富士通は6日、体の位置を捉えた点のデータを大量に分析して、人の姿勢を高精度に推定できる新しい技術を開発したと発表した。容姿など個人の特定につながりやすい情報を分析対象としないため、病院や介護施設でプライバシーに配慮しながら患者や高齢者の転倒などを検知できる。2023年度中にサービスとして提供することを目指す。

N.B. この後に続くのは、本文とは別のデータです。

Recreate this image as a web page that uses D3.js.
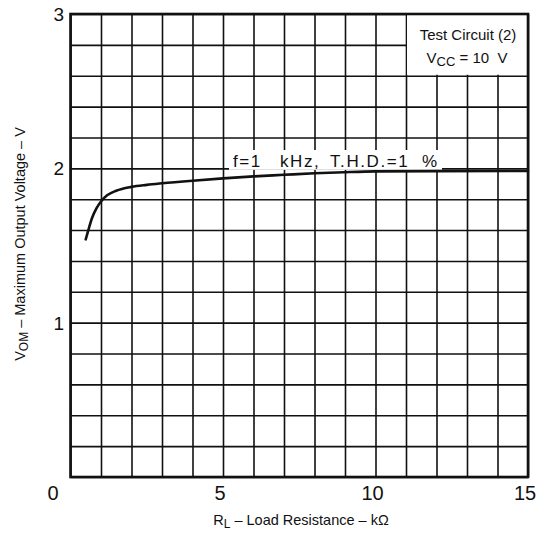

電波で周囲にあるものを検知する「ミリ波センサー」を1分間に数十回照射してデータを収集する。従来の1回の照射では粗い点データしか収集できず、姿勢を誤って認識することが多かった。新技術では前後数回分の照射によるデータを合わせることで詳細な分析を可能にした。高齢者は短時間に大きく姿勢を変えることは少なく、数回の照射で集めたデータを同じ姿勢の分析に利用できると判断した。

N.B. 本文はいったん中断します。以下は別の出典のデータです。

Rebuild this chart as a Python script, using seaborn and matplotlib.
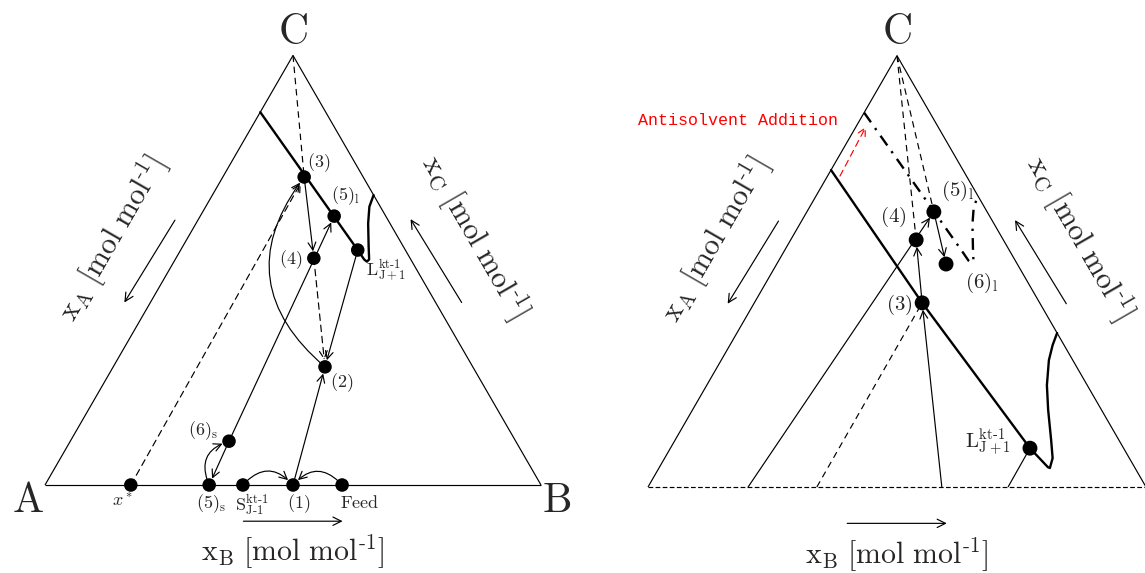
import numpy as np
import matplotlib
matplotlib.use("Agg")
import matplotlib.pyplot as plt
from matplotlib.patches import FancyArrowPatch
import seaborn as sns

# ---------------------------------------------------------------
# Compositions are given as (x_B, x_C); x_A = 1 - x_B - x_C
# ---------------------------------------------------------------

# Left diagram: states of the crystallisation cycle
left_names = ["x*", "(5)s", "S", "(1)", "Feed", "(6)s", "(2)", "(4)", "(3)", "(5)l", "L"]
left_xB = [0.173, 0.331, 0.399, 0.500, 0.599, 0.320, 0.427, 0.278, 0.164, 0.270, 0.357]
left_xC = [0.000, 0.000, 0.000, 0.000, 0.000, 0.102, 0.275, 0.528, 0.717, 0.626, 0.547]

# solubility curve without antisolvent
sol_xB = [0.000, 0.357, 0.381, 0.389, 0.391, 0.375, 0.347, 0.330, 0.325]
sol_xC = [0.868, 0.547, 0.525, 0.520, 0.525, 0.555, 0.609, 0.648, 0.675]

# Right diagram: states after antisolvent addition
right_names = ["(3)", "(4)", "(5)l", "(6)l", "L"]
right_xB = [0.337, 0.252, 0.255, 0.340, 0.722]
right_xC = [0.427, 0.573, 0.638, 0.517, 0.090]

# solubility curve with antisolvent
sol2_xB = [0.000, 0.337, 0.722, 0.780, 0.785, 0.779, 0.755, 0.714, 0.683, 0.658, 0.648, 0.643]
sol2_xC = [0.735, 0.427, 0.090, 0.046, 0.044, 0.067, 0.109, 0.179, 0.236, 0.294, 0.329, 0.357]

# feet of the right-hand construction lines on the A-B edge
right_base_xB = [0.201, 0.339, 0.590, 0.723]

# shift of the solubility curve by antisolvent addition
shift_xB = [0.025, 0.020]
shift_xC = [0.721, 0.835]

SQ3 = np.sqrt(3.0) / 2.0


def cart(xb, xc):
    xb = np.asarray(xb, float)
    xc = np.asarray(xc, float)
    return xb + 0.5 * xc, SQ3 * xc


def pt(xb, xc):
    x, y = cart(xb, xc)
    return float(x), float(y)


sns.set_theme(style="white")
plt.rcParams["mathtext.fontset"] = "cm"
plt.rcParams["font.family"] = ["DejaVu Serif"]

fig = plt.figure(figsize=(11.45, 5.73), dpi=100)
axL = fig.add_axes([0, 0, 572 / 1145, 1])
axL.set_xlim(-45 / 496, 527 / 496)
axL.set_ylim(-88 / 496, 485 / 496)
axR = fig.add_axes([572 / 1145, 0, 573 / 1145, 1])
axR.set_xlim(-76 / 498, 497 / 498)
axR.set_ylim(-86 / 498, 487 / 498)
for ax in (axL, axR):
    ax.set_axis_off()

A = (0.0, 0.0)
B = (1.0, 0.0)
C = (0.5, SQ3)
THIN = 0.85
THICK = 1.7
DASH = (0, (5.5, 4))

KT = r"\text{kt-1}"


def line(ax, p, q, **kw):
    kw.setdefault("color", "black")
    kw.setdefault("lw", THIN)
    ax.plot([p[0], q[0]], [p[1], q[1]], solid_capstyle="butt", zorder=3, **kw)


def arrow(ax, p, q, rad=0.0, ls="-", color="black", shrinkB=5, shrinkA=0):
    a = FancyArrowPatch(p, q, arrowstyle="->,head_length=0.55,head_width=0.28",
                        mutation_scale=10, connectionstyle=f"arc3,rad={rad}",
                        color=color, lw=THIN, linestyle=ls,
                        shrinkA=shrinkA, shrinkB=shrinkB, zorder=4)
    ax.add_patch(a)


def axis_labels(ax):
    lab = r"$\mathrm{x_%s\ [mol\ mol^{\text{-1}}]}$"
    ax.text(0.5, -0.135, lab % "B", fontsize=21.5, ha="center", va="center")
    ax.text(0.135, 0.497, lab % "A", fontsize=21.5, ha="center", va="center", rotation=60)
    ax.text(0.866, 0.5, lab % "C", fontsize=21.5, ha="center", va="center", rotation=-60)
    ax.text(0.5, 0.913, r"$\mathrm{C}$", fontsize=30, ha="center", va="center")
    kw = dict(arrowstyle="->,head_length=0.6,head_width=0.3", lw=THIN, color="black",
              mutation_scale=10, shrinkA=0, shrinkB=0)
    ax.add_patch(FancyArrowPatch((0.4, -0.073), (0.6, -0.073), **kw))
    ax.add_patch(FancyArrowPatch((0.262, 0.534), (0.160, 0.368), **kw))
    ax.add_patch(FancyArrowPatch((0.840, 0.368), (0.737, 0.536), **kw))


# ------------------------------ left diagram ------------------------------
ax = axL
line(ax, A, B)
line(ax, A, C)
line(ax, C, B)
ax.text(-0.034, -0.030, r"$\mathrm{A}$", fontsize=30, ha="center", va="center")
ax.text(1.032, -0.030, r"$\mathrm{B}$", fontsize=30, ha="center", va="center")
axis_labels(ax)

sx, sy = cart(sol_xB, sol_xC)
ax.plot(sx, sy, color="black", lw=THICK, solid_joinstyle="round", zorder=3)

P = {n: pt(b, c) for n, b, c in zip(left_names, left_xB, left_xC)}
line(ax, C, P["(3)"], ls=DASH)
arrow(ax, P["x*"], P["(3)"], ls=DASH)
arrow(ax, P["(3)"], P["(4)"])
arrow(ax, P["(6)s"], P["(5)s"])
arrow(ax, P["(6)s"], P["(5)l"])
arrow(ax, P["(4)"], P["(2)"], ls=DASH)
arrow(ax, P["L"], P["(2)"])
arrow(ax, P["(1)"], P["(2)"])
arrow(ax, P["(2)"], P["(3)"], rad=-0.47)
arrow(ax, P["(5)s"], P["(6)s"], rad=-0.55, shrinkA=4)
arrow(ax, P["S"], P["(1)"], rad=-0.55, shrinkA=4)
arrow(ax, P["Feed"], P["(1)"], rad=0.55, shrinkA=4)

lx, ly = cart(left_xB, left_xC)
sns.scatterplot(x=lx, y=ly, ax=ax, color="black", s=95, edgecolor="none", zorder=6, legend=False)

fs = 13
left_text = [
    (r"$\mathrm{(3)}$", (0.552, 0.650)),
    (r"$\mathrm{(5)_l}$", (0.605, 0.584)),
    (r"$\mathrm{(4)}$", (0.496, 0.454)),
    (r"$\mathrm{L^{%s}_{J+1}}$" % KT, (0.688, 0.433)),
    (r"$\mathrm{(2)}$", (0.598, 0.207)),
    (r"$\mathrm{(6)_s}$", (0.318, 0.109)),
    (r"$x^*$", (0.157, -0.034)),
    (r"$\mathrm{(5)_s}$", (0.335, -0.038)),
    (r"$\mathrm{S^{%s}_{J\text{-}1}}$" % KT, (0.418, -0.040)),
    (r"$\mathrm{(1)}$", (0.512, -0.038)),
    (r"$\mathrm{Feed}$", (0.634, -0.036)),
]
for s, xy in left_text:
    ax.text(xy[0], xy[1], s, fontsize=fs, ha="center", va="center", zorder=7)

# ------------------------------ right diagram ------------------------------
ax = axR
line(ax, A, B, ls=(0, (4, 2)))
line(ax, A, C)
line(ax, C, B)
axis_labels(ax)

# solubility curve without antisolvent (dash-dot) and with antisolvent (solid)
ax.plot(sx, sy, color="black", lw=THICK, ls=(0, (5, 3, 1, 3)), zorder=3)
s2x, s2y = cart(sol2_xB, sol2_xC)
ax.plot(s2x, s2y, color="black", lw=THICK, solid_joinstyle="round", zorder=3)

R = {n: pt(b, c) for n, b, c in zip(right_names, right_xB, right_xC)}
base = [pt(b, 0.0) for b in right_base_xB]

arrow(ax, base[0], R["(5)l"])
line(ax, base[1], R["(3)"], ls=DASH)
arrow(ax, base[2], R["(3)"])
line(ax, base[3], R["L"])
arrow(ax, R["(3)"], R["(4)"])
arrow(ax, R["(5)l"], R["(6)l"])
line(ax, C, R["(4)"], ls=DASH)
line(ax, C, R["(5)l"], ls=DASH)
arrow(ax, pt(shift_xB[0], shift_xC[0]), pt(shift_xB[1], shift_xC[1]),
      ls=DASH, color="red", shrinkB=0)

rx, ry = cart(right_xB, right_xC)
sns.scatterplot(x=rx, y=ry, ax=ax, color="black", s=115, edgecolor="none", zorder=6, legend=False)

fs = 15
right_text = [
    (r"$\mathrm{(3)}$", (0.504, 0.365)),
    (r"$\mathrm{(4)}$", (0.492, 0.542)),
    (r"$\mathrm{(5)_l}$", (0.622, 0.594)),
    (r"$\mathrm{(6)_l}$", (0.669, 0.410)),
    (r"$\mathrm{L^{%s}_{J+1}}$" % KT, (0.683, 0.088)),
]
for s, xy in right_text:
    ax.text(xy[0], xy[1], s, fontsize=fs, ha="center", va="center", zorder=7)

ax.text(0.181, 0.735, "Antisolvent Addition", color="red", fontsize=12,
        family=["Liberation Mono", "DejaVu Sans Mono"], ha="center", va="center")

fig.savefig("out.png", dpi=100)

約140人の行動を学習した人工知能(AI)で点データを分析して姿勢を推定する。人間の基本動作のデータを組み合わせて複雑な行動を分析できる富士通の既存技術を使い、「立ち上がる際に転倒する」などのトラブルを明らかにする。
今後はサービス化に向け病院や介護施設との実証実験を実施する。同社の増本大器フェローは「センサーを置くことについて社会の理解を形成しなければならない」と課題を語る。
医療や介護の現場では人手不足や業務負荷の軽減のためにIT(情報技術)の活用を求める声は多い。センサーで高精度に転倒を検知できるようになれば、見守りにかかる負担軽減が期待できる。利用者が受け入れやすいサービスのあり方を探り、事業につなげる。